Other panelists shared projects and resources that their institutions provide for immigrant populations and the librarians who work with them. Derek Johnson, health professionals outreach specialist with NNLM’s Greater Midwest region, introduced attendees to the professional development services the network provides librarians. Resources include two online courses on providing health information to multilingual and multicultural populations, weekly webinars, and HealthReach, a compendium of health information in many languages.

Adriana Blancarte-Hayward is outreach services manager for New York Public Library (NYPL) and vice president of the northeast chapter of Reforma: The National Association to Promote Library and Information Services to Latinos and the Spanish Speaking. All NYPL branches include a New Americans Corner with multilingual resources, she says, and the library’s Intranet features up-to-date immigration news to keep staff abreast of the rapidly shifting landscape.

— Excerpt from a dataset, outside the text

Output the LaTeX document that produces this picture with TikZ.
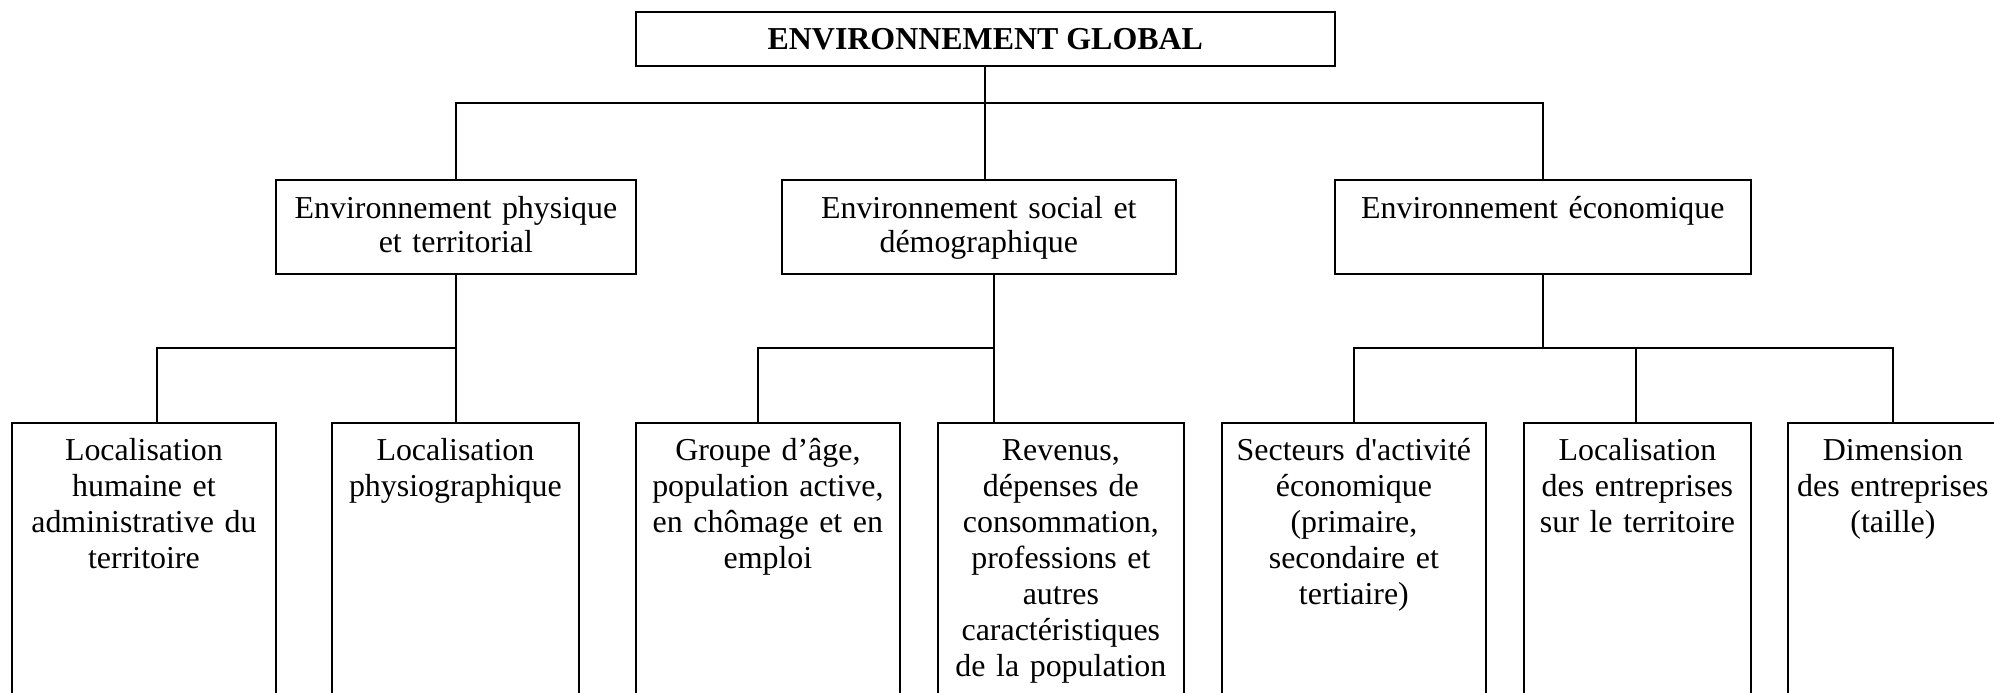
\documentclass[tikz,border=0pt]{standalone}
\usepackage{fontspec}
\setmainfont{Liberation Serif}[Ligatures=TeXOff]

\begin{document}
\begin{tikzpicture}[x=0.376pt, y=-0.376pt, line width=0.65pt,
	head/.style={rectangle, draw, anchor=north west, inner sep=0pt, minimum height=20.3pt, font=\fontsize{12}{13.5}\selectfont\bfseries},
	theme/.style={rectangle, draw, anchor=north west, align=center, inner sep=0pt, text height=14.55pt, text depth=20.8pt, font=\fontsize{12}{12.8}\selectfont},
	facet/.style={rectangle, draw, anchor=north west, align=center, inner sep=0pt, text height=14.3pt, text depth=98pt, font=\fontsize{12}{13.5}\selectfont}]
	\useasboundingbox (0,0) rectangle (1994,693);
	\clip (0,0) rectangle (1994,693);

	% nodes
	\node[head, minimum width=262.8pt] (envg) at (635,11) {ENVIRONNEMENT GLOBAL};%

	\node[theme, text width=135.4pt] (phys) at (275,179) {Environnement physique\\et territorial}; %
	\node[theme, text width=148.1pt] (soc) at (781,179) {Environnement social et\\démographique}; %
	\node[theme, text width=156.4pt] (eco) at (1334,179) {Environnement économique}; %

	\node[facet, text width=99.3pt] (hum) at (11,422) {Localisation\\humaine et\\administrative du\\territoire}; %
	\node[facet, text width=92.9pt] (physio) at (331,422) {Localisation\\physiographique}; %
	\node[facet, text width=99.3pt] (age) at (635,422) {Groupe d’âge,\\population active,\\en chômage et en\\emploi}; %
	\node[facet, text width=92.5pt] (rev) at (937,422) {Revenus,\\dépenses de\\consommation,\\professions et\\autres\\caractéristiques\\de la population}; %
	\node[facet, text width=99.3pt] (sect) at (1221,422) {Secteurs d'activité\\économique\\(primaire,\\secondaire et\\tertiaire)}; %
	\node[facet, text width=85.4pt] (loc) at (1523,422) {Localisation\\des entreprises\\sur le territoire}; %
	\node[facet, text width=79pt] (dim) at (1787,422) {Dimension\\des entreprises\\(taille)}; %

	% junctions
	\coordinate (bus0) at (984,103);
	\coordinate (busA) at (157,348);
	\coordinate (busB) at (758,348);
	\coordinate (drop) at (994,348);
	\coordinate (busC) at (1542,348);
	\coordinate (busD) at (1636,348);

	% edges
	\draw (envg.south) -- (envg.south |- soc.north);
	\draw (phys.north) |- (bus0) -| (eco.north);
	\draw (phys.south) -- (phys.south |- physio.north);
	\draw (busA |- hum.north) |- (phys.south |- busA);
	\draw (busB |- age.north) |- (drop);
	\draw (drop |- soc.south) -- (drop |- rev.north);
	\draw (eco.south) -- (eco.south |- busC);
	\draw (sect.north) |- (busC) -| (dim.north);
	\draw (busD |- loc.north) -- (busD);
\end{tikzpicture}
\end{document}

Christian Zabriske is executive director of the nonprofit Urban Librarians Unite, which partners with social services organizations that work directly with children in the detention system, as well as Reforma, to connect those kids with books. Describing librarians as “information first-responders,” Zabriskie shared what he’s learned about the distinct needs of detained kids.

“We need a degree of systemic flexibility for these populations,” he says, since kids in the system may be moved around frequently. “Everybody can do this, every library, every committed group can do this. You have to choose to engage with the process.”